Le fait qu’il n’y ait pas de paroles, c’est voulu aussi ? A chacun de coller ses propres mots ou ses visions mentales…

Oui. Je pense que c’est une manière intéressante de laisser l’auditeur libre tout en exprimant des choses, des sentiments… Toutefois, il y a énormément de voix sur ce disque ainsi que des paroles et mots dans l’arrière plan.

Cet album ferait une superbe bande originale de film… ou un un beau fond pour une lecture de textes ou de poésie. Personellement, j’écris des nouvelles et c’est totalement le genre de musique qui inspire des émotions qui poussent à gratter du papier. On doit vous le dire souvent ?

Oui, on nous parle souvent de l’aspect “cinématographique” de notre musique. Evidemment cela nous interroge, mais il y a une différence entre le fait qu’une musique provoque des images chez quelqu’un et une musique pour film. Je pense que notre musique relève plutôt du premier postulat. Peut être que les sentiments engendrés (quand c’est le cas) se traduisent en images mentales.

C’est qui la famille de Man ? Moi, je dirais que dans les grand parents il y a Pierre Henry, les parents sont Tortoise, Sonic Youth, Mogwai, et les frères Sylvain Chauveau, Murcof, etc. Pour toi, quelle est cette “famille recomposée” ?

C’est effectivement une grande famille a travers le temps et l’espace. Des gens que tu cites je n’ai écouté que Sylvain, Tortoise et Sonic Youth. Sont-ils des influences ? Oui peut-être… En tout cas pour Sylvain c’est un ami que j’aime beaucoup : en ce sens là, c’est une influence. Pour ce qui est du parallèle souvent exprimé entre nos musique, celà reléve de l’accident ou de l’air du temps ou encore de la même sensibilité puisque nous étions engagés les uns et les autres sur nos voix respectives quand nous nous sommes decouverts. Tortoise a ouvert des portes, ainsi que les Sonic Youth, mais bien d’autres sont importants pour nous tel que Pierre Bastien, Olivier Messiaen, Talk Talk, Gainsbourg, etc. Je pense que notre principale influence, c’est nos vies. Et aussi que la vie des autres nous intéresse.

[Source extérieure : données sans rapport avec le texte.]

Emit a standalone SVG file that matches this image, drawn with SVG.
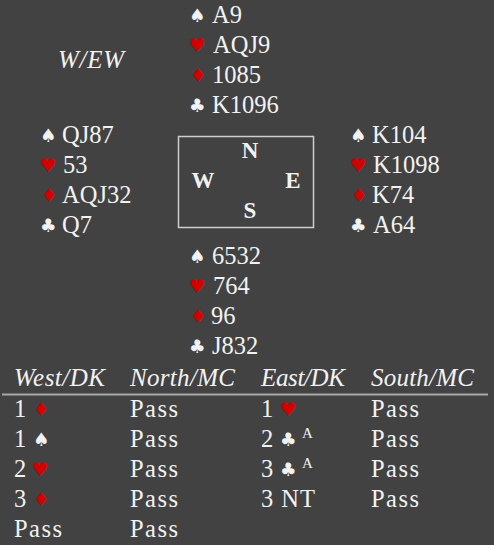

Si je te dis : tel morceau me fait penser à du Yann Tiersen, tu me pètes la gueule direct ou tu me dis “merci pour le compliment” ?

Ni l’un ni l’autre, c’est ton droit de penser cela. Il est vrai que c’est plus facile de nous trouver des accointances avec Tiersen qu’avec les Sex Pistols. Je trouve quand même cette comparaison pas très juste, mais cela ne me dérange pas.